### EXERCISE BRIEF:
Retype every line from the start of the data down to and including the line with "ax_bot = fig.add_axes(frac_box(161, 397, 1628, 810))". Skip the pictures.

### INFORMATION SUPPLIED:
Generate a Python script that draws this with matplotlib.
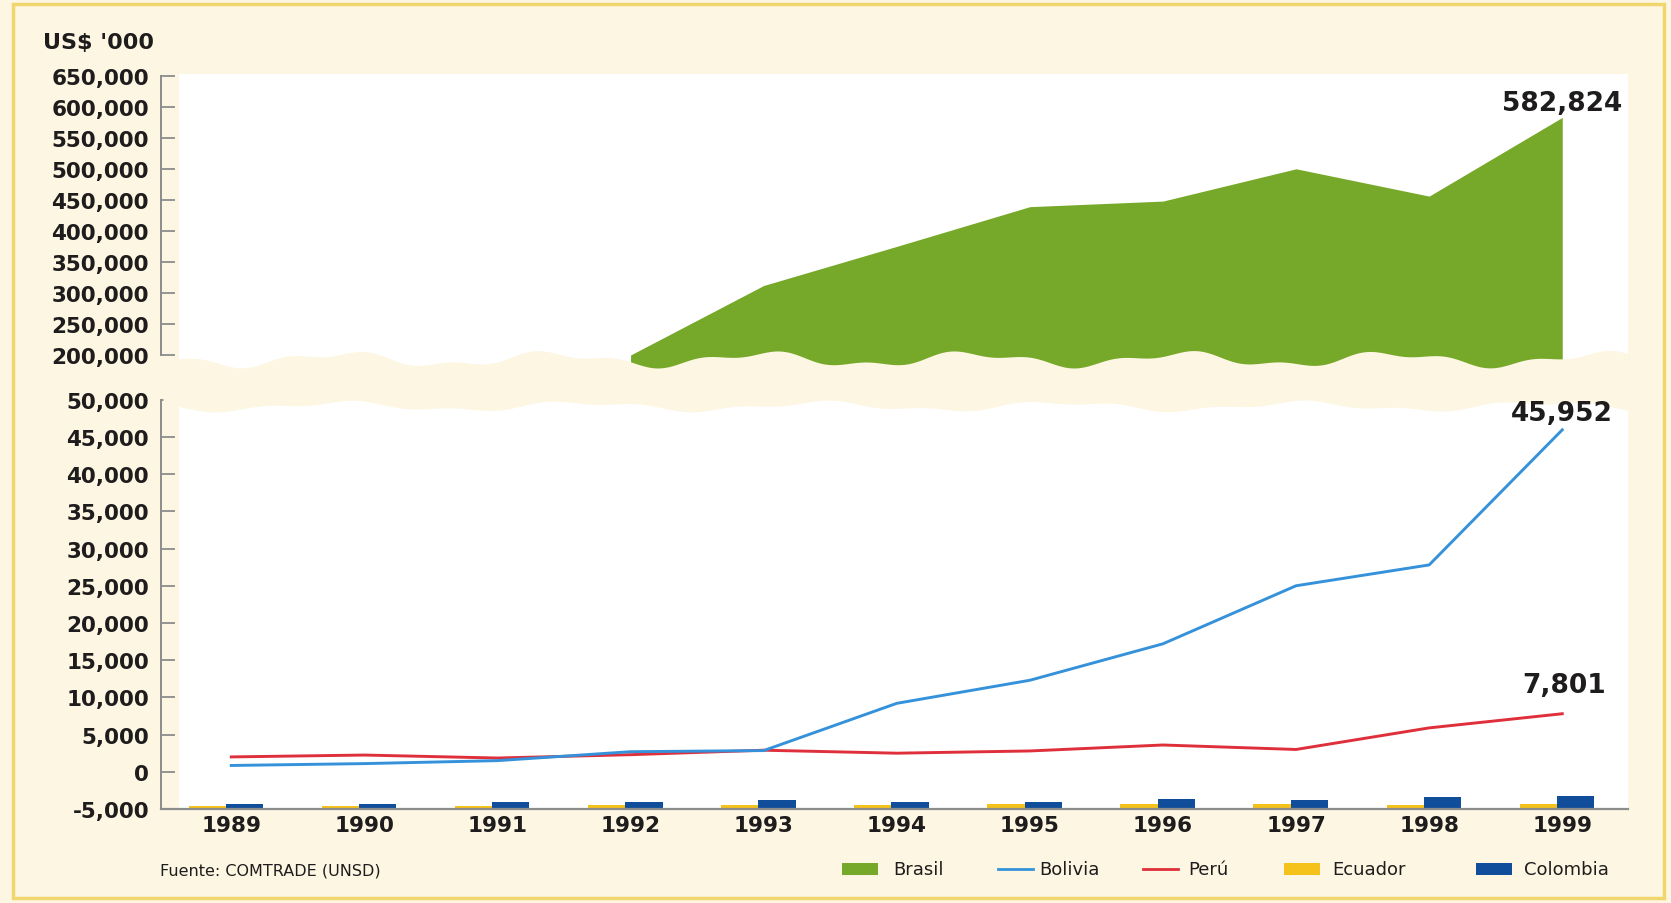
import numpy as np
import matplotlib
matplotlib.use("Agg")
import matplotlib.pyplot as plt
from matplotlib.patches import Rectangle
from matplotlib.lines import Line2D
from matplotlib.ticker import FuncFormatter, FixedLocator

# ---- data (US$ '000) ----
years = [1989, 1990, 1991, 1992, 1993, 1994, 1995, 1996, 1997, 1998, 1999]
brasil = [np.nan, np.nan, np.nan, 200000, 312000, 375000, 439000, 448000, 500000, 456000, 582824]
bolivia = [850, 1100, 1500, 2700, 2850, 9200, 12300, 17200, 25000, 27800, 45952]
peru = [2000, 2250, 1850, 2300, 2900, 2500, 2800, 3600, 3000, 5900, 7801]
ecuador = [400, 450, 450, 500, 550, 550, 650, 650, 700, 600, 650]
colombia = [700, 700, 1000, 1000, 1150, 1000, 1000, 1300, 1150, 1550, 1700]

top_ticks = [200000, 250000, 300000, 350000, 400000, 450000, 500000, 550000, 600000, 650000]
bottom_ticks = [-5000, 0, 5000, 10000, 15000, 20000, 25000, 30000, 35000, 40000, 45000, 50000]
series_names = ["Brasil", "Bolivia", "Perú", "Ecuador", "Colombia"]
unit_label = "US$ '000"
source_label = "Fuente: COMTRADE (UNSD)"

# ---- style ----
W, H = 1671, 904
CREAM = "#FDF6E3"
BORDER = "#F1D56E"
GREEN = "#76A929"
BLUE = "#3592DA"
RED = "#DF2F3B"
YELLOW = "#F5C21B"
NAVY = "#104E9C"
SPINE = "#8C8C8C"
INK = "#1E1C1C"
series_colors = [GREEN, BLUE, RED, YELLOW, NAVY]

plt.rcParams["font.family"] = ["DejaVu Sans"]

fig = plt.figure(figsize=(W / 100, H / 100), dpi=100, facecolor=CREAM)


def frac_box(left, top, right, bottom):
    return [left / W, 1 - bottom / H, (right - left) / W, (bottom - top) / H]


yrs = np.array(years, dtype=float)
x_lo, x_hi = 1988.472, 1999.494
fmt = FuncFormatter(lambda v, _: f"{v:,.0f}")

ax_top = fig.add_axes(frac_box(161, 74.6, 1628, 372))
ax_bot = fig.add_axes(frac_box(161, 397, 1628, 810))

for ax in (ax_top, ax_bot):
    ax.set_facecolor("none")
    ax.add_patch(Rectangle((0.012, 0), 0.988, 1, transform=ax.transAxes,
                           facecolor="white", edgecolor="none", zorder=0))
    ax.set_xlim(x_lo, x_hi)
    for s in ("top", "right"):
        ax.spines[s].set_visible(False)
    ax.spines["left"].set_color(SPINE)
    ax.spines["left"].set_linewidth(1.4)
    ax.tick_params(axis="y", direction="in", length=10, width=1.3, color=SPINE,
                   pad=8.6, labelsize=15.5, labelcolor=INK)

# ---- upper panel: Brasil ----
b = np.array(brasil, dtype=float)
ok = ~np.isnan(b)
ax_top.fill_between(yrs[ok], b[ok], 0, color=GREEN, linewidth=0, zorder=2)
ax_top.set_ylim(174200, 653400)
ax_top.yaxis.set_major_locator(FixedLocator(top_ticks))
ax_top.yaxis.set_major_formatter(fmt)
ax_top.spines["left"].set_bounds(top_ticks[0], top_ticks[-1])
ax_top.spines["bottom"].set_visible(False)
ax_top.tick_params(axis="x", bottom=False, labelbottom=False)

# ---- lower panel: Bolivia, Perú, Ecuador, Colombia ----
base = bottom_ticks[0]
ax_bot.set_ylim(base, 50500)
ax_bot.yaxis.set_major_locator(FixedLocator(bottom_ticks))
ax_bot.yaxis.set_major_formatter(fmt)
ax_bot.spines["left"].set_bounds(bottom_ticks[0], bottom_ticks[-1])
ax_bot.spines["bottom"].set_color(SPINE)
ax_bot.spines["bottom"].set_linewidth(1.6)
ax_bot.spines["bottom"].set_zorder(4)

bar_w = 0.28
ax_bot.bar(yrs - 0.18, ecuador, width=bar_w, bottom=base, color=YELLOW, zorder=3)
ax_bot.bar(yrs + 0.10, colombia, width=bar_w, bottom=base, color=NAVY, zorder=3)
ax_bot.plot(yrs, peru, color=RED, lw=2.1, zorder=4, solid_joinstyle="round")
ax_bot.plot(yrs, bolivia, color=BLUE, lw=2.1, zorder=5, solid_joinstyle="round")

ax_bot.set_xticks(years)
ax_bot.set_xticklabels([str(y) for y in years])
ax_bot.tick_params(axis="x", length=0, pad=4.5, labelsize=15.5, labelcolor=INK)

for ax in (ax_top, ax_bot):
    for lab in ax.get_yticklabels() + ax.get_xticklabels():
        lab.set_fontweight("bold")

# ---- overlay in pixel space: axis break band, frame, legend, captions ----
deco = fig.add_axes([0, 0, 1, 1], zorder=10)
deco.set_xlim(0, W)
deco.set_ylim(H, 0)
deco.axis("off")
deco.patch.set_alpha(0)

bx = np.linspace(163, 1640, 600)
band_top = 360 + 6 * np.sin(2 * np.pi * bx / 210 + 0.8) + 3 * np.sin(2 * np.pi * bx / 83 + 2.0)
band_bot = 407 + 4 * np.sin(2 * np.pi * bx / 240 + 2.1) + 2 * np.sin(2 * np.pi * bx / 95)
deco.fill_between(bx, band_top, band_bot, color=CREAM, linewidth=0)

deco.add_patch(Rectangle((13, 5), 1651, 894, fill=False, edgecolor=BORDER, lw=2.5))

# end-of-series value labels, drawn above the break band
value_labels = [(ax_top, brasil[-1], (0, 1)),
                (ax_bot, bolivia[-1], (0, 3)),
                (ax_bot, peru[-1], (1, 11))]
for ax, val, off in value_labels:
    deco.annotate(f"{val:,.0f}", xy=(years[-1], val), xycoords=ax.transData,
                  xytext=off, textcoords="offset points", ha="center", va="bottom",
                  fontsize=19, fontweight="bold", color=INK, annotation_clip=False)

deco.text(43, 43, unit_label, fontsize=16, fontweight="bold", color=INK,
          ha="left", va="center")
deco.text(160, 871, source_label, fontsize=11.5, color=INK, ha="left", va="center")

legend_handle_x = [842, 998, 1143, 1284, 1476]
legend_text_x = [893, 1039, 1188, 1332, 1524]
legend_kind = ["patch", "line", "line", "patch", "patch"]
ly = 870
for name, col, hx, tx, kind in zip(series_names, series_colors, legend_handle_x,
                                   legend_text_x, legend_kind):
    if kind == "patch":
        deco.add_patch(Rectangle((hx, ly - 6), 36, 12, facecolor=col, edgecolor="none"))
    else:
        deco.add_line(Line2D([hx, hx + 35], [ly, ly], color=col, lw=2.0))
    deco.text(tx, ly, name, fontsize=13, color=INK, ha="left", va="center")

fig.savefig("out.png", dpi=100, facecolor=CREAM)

### EXERCISE RESULT:
Generate a Python script that draws this with matplotlib.
import numpy as np
import matplotlib
matplotlib.use("Agg")
import matplotlib.pyplot as plt
from matplotlib.patches import Rectangle
from matplotlib.lines import Line2D
from matplotlib.ticker import FuncFormatter, FixedLocator

# ---- data (US$ '000) ----
years = [1989, 1990, 1991, 1992, 1993, 1994, 1995, 1996, 1997, 1998, 1999]
brasil = [np.nan, np.nan, np.nan, 200000, 312000, 375000, 439000, 448000, 500000, 456000, 582824]
bolivia = [850, 1100, 1500, 2700, 2850, 9200, 12300, 17200, 25000, 27800, 45952]
peru = [2000, 2250, 1850, 2300, 2900, 2500, 2800, 3600, 3000, 5900, 7801]
ecuador = [400, 450, 450, 500, 550, 550, 650, 650, 700, 600, 650]
colombia = [700, 700, 1000, 1000, 1150, 1000, 1000, 1300, 1150, 1550, 1700]

top_ticks = [200000, 250000, 300000, 350000, 400000, 450000, 500000, 550000, 600000, 650000]
bottom_ticks = [-5000, 0, 5000, 10000, 15000, 20000, 25000, 30000, 35000, 40000, 45000, 50000]
series_names = ["Brasil", "Bolivia", "Perú", "Ecuador", "Colombia"]
unit_label = "US$ '000"
source_label = "Fuente: COMTRADE (UNSD)"

# ---- style ----
W, H = 1671, 904
CREAM = "#FDF6E3"
BORDER = "#F1D56E"
GREEN = "#76A929"
BLUE = "#3592DA"
RED = "#DF2F3B"
YELLOW = "#F5C21B"
NAVY = "#104E9C"
SPINE = "#8C8C8C"
INK = "#1E1C1C"
series_colors = [GREEN, BLUE, RED, YELLOW, NAVY]

plt.rcParams["font.family"] = ["DejaVu Sans"]

fig = plt.figure(figsize=(W / 100, H / 100), dpi=100, facecolor=CREAM)


def frac_box(left, top, right, bottom):
    return [left / W, 1 - bottom / H, (right - left) / W, (bottom - top) / H]


yrs = np.array(years, dtype=float)
x_lo, x_hi = 1988.472, 1999.494
fmt = FuncFormatter(lambda v, _: f"{v:,.0f}")

ax_top = fig.add_axes(frac_box(161, 74.6, 1628, 372))
ax_bot = fig.add_axes(frac_box(161, 397, 1628, 810))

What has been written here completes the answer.